EXERCISE TASK: Retype exactly the lines from the first one through the line with "const fmt = v", including both ends; skip any pictures.

-- start of DATASET EXCERPTS --

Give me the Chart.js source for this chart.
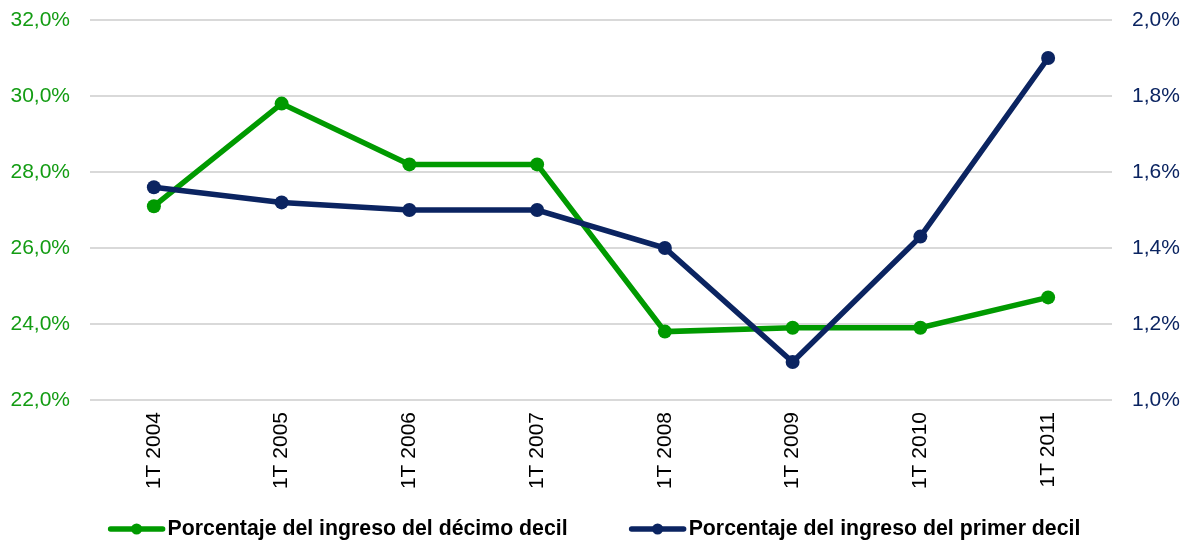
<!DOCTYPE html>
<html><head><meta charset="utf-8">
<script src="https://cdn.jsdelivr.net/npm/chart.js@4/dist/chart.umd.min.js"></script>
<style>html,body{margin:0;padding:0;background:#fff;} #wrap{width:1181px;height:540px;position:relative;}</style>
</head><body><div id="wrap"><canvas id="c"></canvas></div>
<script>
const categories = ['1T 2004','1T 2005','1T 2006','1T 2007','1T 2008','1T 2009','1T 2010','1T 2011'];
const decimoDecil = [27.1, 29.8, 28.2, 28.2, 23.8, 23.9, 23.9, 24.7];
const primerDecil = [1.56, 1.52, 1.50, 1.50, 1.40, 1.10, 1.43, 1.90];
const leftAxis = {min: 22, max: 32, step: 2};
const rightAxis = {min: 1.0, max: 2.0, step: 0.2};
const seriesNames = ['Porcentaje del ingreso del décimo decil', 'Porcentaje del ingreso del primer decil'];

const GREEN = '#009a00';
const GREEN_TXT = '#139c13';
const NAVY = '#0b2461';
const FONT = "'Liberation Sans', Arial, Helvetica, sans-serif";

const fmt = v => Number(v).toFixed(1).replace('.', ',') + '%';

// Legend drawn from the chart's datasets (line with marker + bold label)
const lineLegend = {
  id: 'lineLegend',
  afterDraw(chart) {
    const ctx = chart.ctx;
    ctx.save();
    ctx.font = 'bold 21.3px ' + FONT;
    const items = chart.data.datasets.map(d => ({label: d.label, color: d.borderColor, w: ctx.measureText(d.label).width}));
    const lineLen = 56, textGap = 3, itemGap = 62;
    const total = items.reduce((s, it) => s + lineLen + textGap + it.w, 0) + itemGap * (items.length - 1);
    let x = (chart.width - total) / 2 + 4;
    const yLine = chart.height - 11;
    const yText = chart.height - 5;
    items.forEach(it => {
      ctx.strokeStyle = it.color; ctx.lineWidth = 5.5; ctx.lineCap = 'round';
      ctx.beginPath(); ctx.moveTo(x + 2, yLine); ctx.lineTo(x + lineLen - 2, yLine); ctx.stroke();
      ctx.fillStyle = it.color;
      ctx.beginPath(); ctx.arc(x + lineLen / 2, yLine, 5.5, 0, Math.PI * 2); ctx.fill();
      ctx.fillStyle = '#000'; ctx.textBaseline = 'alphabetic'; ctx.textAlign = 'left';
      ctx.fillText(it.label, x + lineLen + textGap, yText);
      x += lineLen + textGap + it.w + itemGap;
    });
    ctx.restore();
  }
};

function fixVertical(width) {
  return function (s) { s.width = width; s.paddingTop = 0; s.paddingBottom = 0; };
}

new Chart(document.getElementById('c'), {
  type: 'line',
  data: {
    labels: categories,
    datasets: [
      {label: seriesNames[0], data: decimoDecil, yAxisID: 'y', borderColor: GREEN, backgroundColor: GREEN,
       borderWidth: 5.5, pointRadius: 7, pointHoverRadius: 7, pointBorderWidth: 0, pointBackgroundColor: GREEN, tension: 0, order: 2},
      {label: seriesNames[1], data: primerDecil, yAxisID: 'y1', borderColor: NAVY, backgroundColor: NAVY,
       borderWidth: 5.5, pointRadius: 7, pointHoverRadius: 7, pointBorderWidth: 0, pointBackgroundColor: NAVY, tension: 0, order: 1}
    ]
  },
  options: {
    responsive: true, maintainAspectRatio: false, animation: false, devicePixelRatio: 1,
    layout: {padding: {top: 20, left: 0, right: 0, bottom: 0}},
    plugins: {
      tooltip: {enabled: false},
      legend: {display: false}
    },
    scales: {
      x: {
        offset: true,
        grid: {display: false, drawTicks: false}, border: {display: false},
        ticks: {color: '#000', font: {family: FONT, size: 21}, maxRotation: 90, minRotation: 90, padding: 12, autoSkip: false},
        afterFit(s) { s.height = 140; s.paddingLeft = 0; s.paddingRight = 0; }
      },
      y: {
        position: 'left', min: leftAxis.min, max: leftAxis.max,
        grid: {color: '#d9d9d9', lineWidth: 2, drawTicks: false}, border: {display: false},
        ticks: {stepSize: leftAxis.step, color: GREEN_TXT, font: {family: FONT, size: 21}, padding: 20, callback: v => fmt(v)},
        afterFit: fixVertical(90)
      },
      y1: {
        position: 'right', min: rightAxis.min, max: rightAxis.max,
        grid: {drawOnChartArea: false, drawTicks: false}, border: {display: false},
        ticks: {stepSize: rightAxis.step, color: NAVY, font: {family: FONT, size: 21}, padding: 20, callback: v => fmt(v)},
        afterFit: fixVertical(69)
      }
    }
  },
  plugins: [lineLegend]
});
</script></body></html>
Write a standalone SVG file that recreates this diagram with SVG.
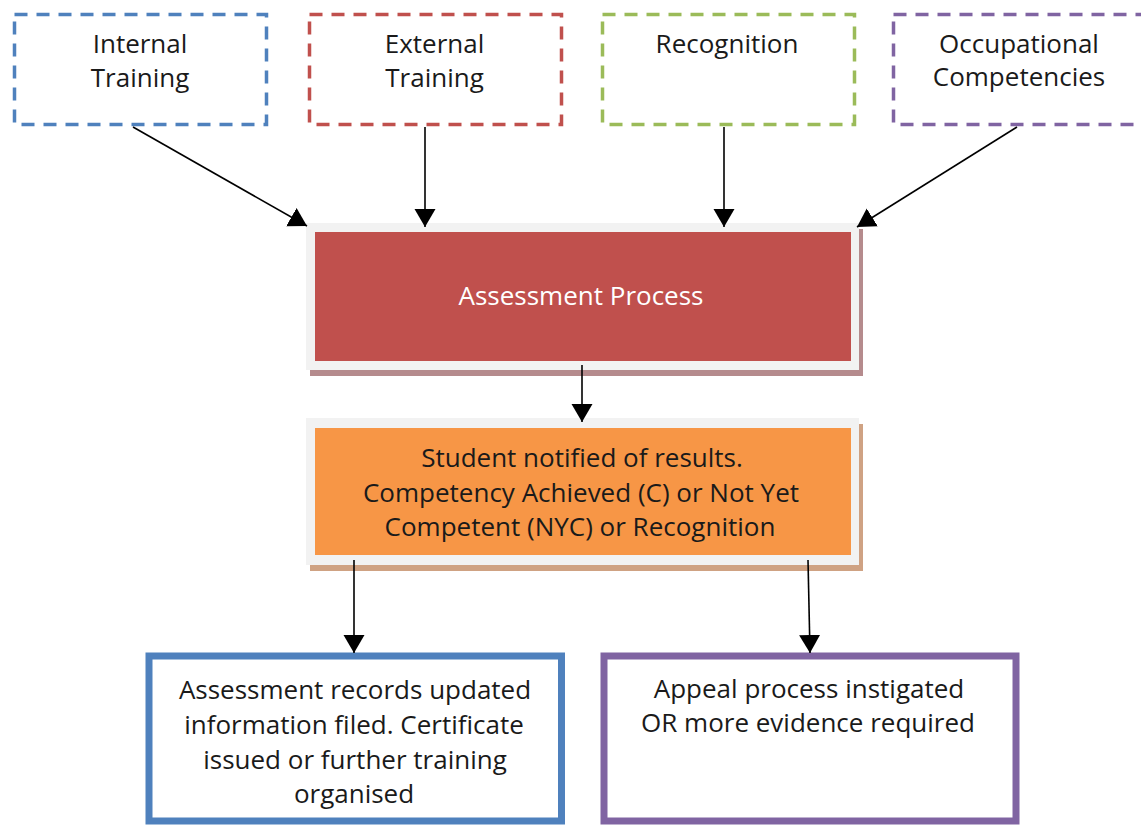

-- end of DATASET EXCERPTS --

EXERCISE RESPONSE:
Give me the Chart.js source for this chart.
<!DOCTYPE html>
<html><head><meta charset="utf-8">
<script src="https://cdn.jsdelivr.net/npm/chart.js@4/dist/chart.umd.min.js"></script>
<style>html,body{margin:0;padding:0;background:#fff;} #wrap{width:1181px;height:540px;position:relative;}</style>
</head><body><div id="wrap"><canvas id="c"></canvas></div>
<script>
const categories = ['1T 2004','1T 2005','1T 2006','1T 2007','1T 2008','1T 2009','1T 2010','1T 2011'];
const decimoDecil = [27.1, 29.8, 28.2, 28.2, 23.8, 23.9, 23.9, 24.7];
const primerDecil = [1.56, 1.52, 1.50, 1.50, 1.40, 1.10, 1.43, 1.90];
const leftAxis = {min: 22, max: 32, step: 2};
const rightAxis = {min: 1.0, max: 2.0, step: 0.2};
const seriesNames = ['Porcentaje del ingreso del décimo decil', 'Porcentaje del ingreso del primer decil'];

const GREEN = '#009a00';
const GREEN_TXT = '#139c13';
const NAVY = '#0b2461';
const FONT = "'Liberation Sans', Arial, Helvetica, sans-serif";

const fmt = v => Number(v).toFixed(1).replace('.', ',') + '%';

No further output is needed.